RANS and Hybrid LES/RANS Simulation of Airfoil under Static and Dynamic Stall.

摘要

The hybrid Large-Eddy/Reynolds-Averaged Navier-Stokes (LES/RANS) and RANS simulations are used to investigate the aerodynamic characteristics of subsonic flow over airfoils undergoing dynamic and static stall. Simulations of flow over the Aerospatiale A-Airfoil show that the Menter BSL/SST RANS models, along with the LES/RANS models of Choi and Gieseking, accurately capture the velocity and Reynolds-stress fields associated with incipient trailing-edge separation. The inclusion of the Menter-Langtry transition model enables the capturing of an initial region of laminar flow culminating in a laminar separation bubble, in accord with experimental results. However, the transition model also results in a general thinning of the boundary layer downstream of the peak skin friction location and the elimination of incipient separation near the trailing edge.
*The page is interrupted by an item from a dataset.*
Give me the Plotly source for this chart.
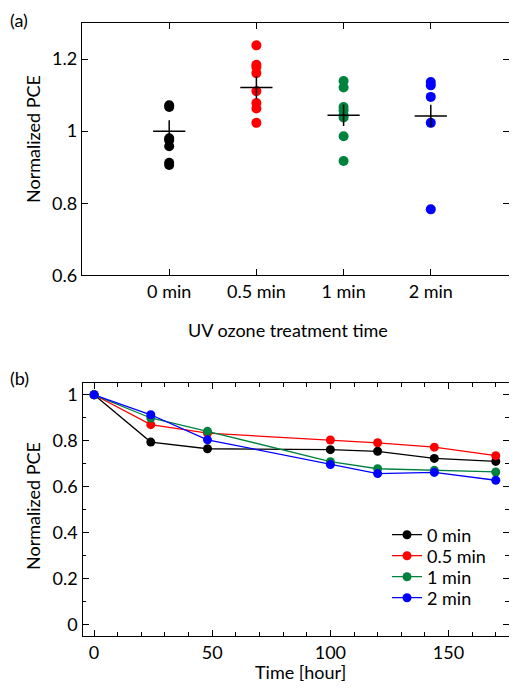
import plotly.graph_objects as go

# ---- Panel (a) data ----
categories = ["0 min", "0.5 min", "1 min", "2 min"]
cat_pos = [1, 2, 3, 4]
pts_0 = [1.072, 1.067, 0.980, 0.975, 0.958, 0.912, 0.906]
pts_05 = [1.238, 1.184, 1.178, 1.161, 1.111, 1.078, 1.063, 1.023]
pts_1 = [1.139, 1.121, 1.067, 1.058, 1.044, 1.038, 0.986, 0.917]
pts_2 = [1.136, 1.127, 1.095, 1.023, 0.783]
means = [1.000, 1.121, 1.044, 1.042]
errs = [0.030, 0.031, 0.030, 0.031]

# ---- Panel (b) data ----
hours = [0, 24, 48, 100, 120, 144, 170]
pce_0 = [1.0, 0.794, 0.765, 0.761, 0.754, 0.723, 0.710]
pce_05 = [1.0, 0.870, 0.833, 0.803, 0.791, 0.772, 0.735]
pce_1 = [1.0, 0.899, 0.841, 0.709, 0.678, 0.671, 0.664]
pce_2 = [1.0, 0.913, 0.804, 0.696, 0.657, 0.662, 0.628]
series_names = ["0 min", "0.5 min", "1 min", "2 min"]

colors = ["#000000", "#ff0000", "#00823f", "#0000ff"]
FONT = "Lato"
FS = 18

OFF = 8  # page body margin
W, H = 517 - 2 * OFF, 691 - 2 * OFF

def px(v):
    return (v - OFF) / W

def py(v):
    return 1 - (v - OFF) / H

fig = go.Figure()

groups = [pts_0, pts_05, pts_1, pts_2]
for i, g in enumerate(groups):
    fig.add_trace(go.Scatter(
        x=[cat_pos[i]] * len(g), y=g, mode="markers",
        marker=dict(color=colors[i], size=10),
        showlegend=False, xaxis="x", yaxis="y"))

fig.add_trace(go.Scatter(
    x=cat_pos, y=means, mode="markers",
    marker=dict(symbol="line-ew", size=23, line=dict(color="black", width=1.5)),
    error_y=dict(type="data", array=errs, color="black", thickness=1.5, width=0),
    showlegend=False, xaxis="x", yaxis="y"))

legend_names = ["legend", "legend2", "legend3", "legend4"]
legend_y = [535, 556, 577, 598]
for name, vals, c, lg in zip(series_names, [pce_0, pce_05, pce_1, pce_2], colors, legend_names):
    fig.add_trace(go.Scatter(
        x=hours, y=vals, mode="lines+markers", name=name,
        line=dict(color=c, width=1.3),
        marker=dict(color=c, size=9),
        legend=lg, xaxis="x2", yaxis="y2"))

axis_common = dict(
    showline=True, linecolor="black", linewidth=1.3, mirror="ticks",
    ticks="inside", ticklen=6, tickwidth=1.2, tickcolor="black",
    showgrid=False, zeroline=False, automargin=False,
    tickfont=dict(family=FONT, size=FS, color="black"),
)

layout_legends = {}
for lg, yy in zip(legend_names, legend_y):
    layout_legends[lg] = dict(
        x=px(387), y=py(yy), xanchor="left", yanchor="middle",
        bgcolor="rgba(0,0,0,0)", borderwidth=0,
        font=dict(family=FONT, size=FS, color="black"))

fig.update_layout(
    template="none",
    width=W, height=H,
    margin=dict(l=0, r=0, t=0, b=0, pad=0),
    paper_bgcolor="white", plot_bgcolor="white",
    font=dict(family=FONT, size=FS, color="black"),
    xaxis=dict(domain=[px(82), 1.0], range=[0, 4.897], anchor="y",
               tickvals=cat_pos, ticktext=categories, **axis_common),
    yaxis=dict(domain=[py(275.3), py(23)], range=[0.6, 1.3], anchor="x",
               tickvals=[0.6, 0.8, 1.0, 1.2], ticktext=["0.6", "0.8", "1", "1.2"],
               **axis_common),
    xaxis2=dict(domain=[px(82.5), 1.0], range=[-4.9, 175.6], anchor="y2",
                tickvals=[0, 50, 100, 150],
                minor=dict(dtick=10, tick0=0, ticks="inside", ticklen=3.5,
                           tickcolor="black", tickwidth=1.2, showgrid=False),
                **axis_common),
    yaxis2=dict(domain=[py(636), py(383.3)], range=[-0.05, 1.05], anchor="x2",
                tickvals=[0, 0.2, 0.4, 0.6, 0.8, 1.0],
                ticktext=["0", "0.2", "0.4", "0.6", "0.8", "1"],
                minor=dict(dtick=0.1, tick0=0, ticks="inside", ticklen=3.5,
                           tickcolor="black", tickwidth=1.2, showgrid=False),
                **axis_common),
    **layout_legends,
)

annots = [
    dict(text="(a)", x=19, y=20),
    dict(text="(b)", x=19, y=378),
    dict(text="UV ozone treatment time", x=288, y=330),
    dict(text="Time [hour]", x=300, y=672),
    dict(text="Normalized PCE", x=33, y=139, textangle=-90),
    dict(text="Normalized PCE", x=33, y=506, textangle=-90),
]
for a in annots:
    fig.add_annotation(
        text=a["text"], x=px(a["x"]), y=py(a["y"]), xref="paper", yref="paper",
        xanchor="center", yanchor="middle", showarrow=False,
        textangle=a.get("textangle", 0),
        font=dict(family=FONT, size=FS, color="black"))

fig.write_html("out.html")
In the simulations of NACA 0012 airfoil at static stall case, Menter's SST with and without the inclusion of Menter-Langtry transition model both predict an attached flow at the leading edge, whereas the Gieseking's LES/RANS model on a coarser mesh predicts a massively separated flow characterized by the stabilization of a detached leading edge vortex near the trailing edge. The predictions by Gieseking's model on a coarse mesh agree closely with PIV measurements of mean velocity, the Reynolds axial stress and the Reynolds normal stress, but over-predict the magnitude of the Reynolds shear stress. However, Gieseking's model on a fine mesh predicts a more attached flow because the under-resolved LES on the fine mesh (but not fine enough as required in a wall-resolved LES) fails to reproduce the cascade process at the smaller scale and results in an overly-energetic boundary layer near leading edge which resists and delays the separation. In 3D simulations of NACA 0012 dynamic stall case, Gieseking's model on a coarse mesh in spanwise direction correctly predicts response of the massive separation at static stall angle of 16.7° during downstroke pitching, but it also predicts some leading edge separation which is not present in the experiment during upstroke pitching. Mesh refinement in the spanwise direction helps reducing the level of leading edge separation during upstroke pitching, but results in an under-separated flow solution for downstroke response.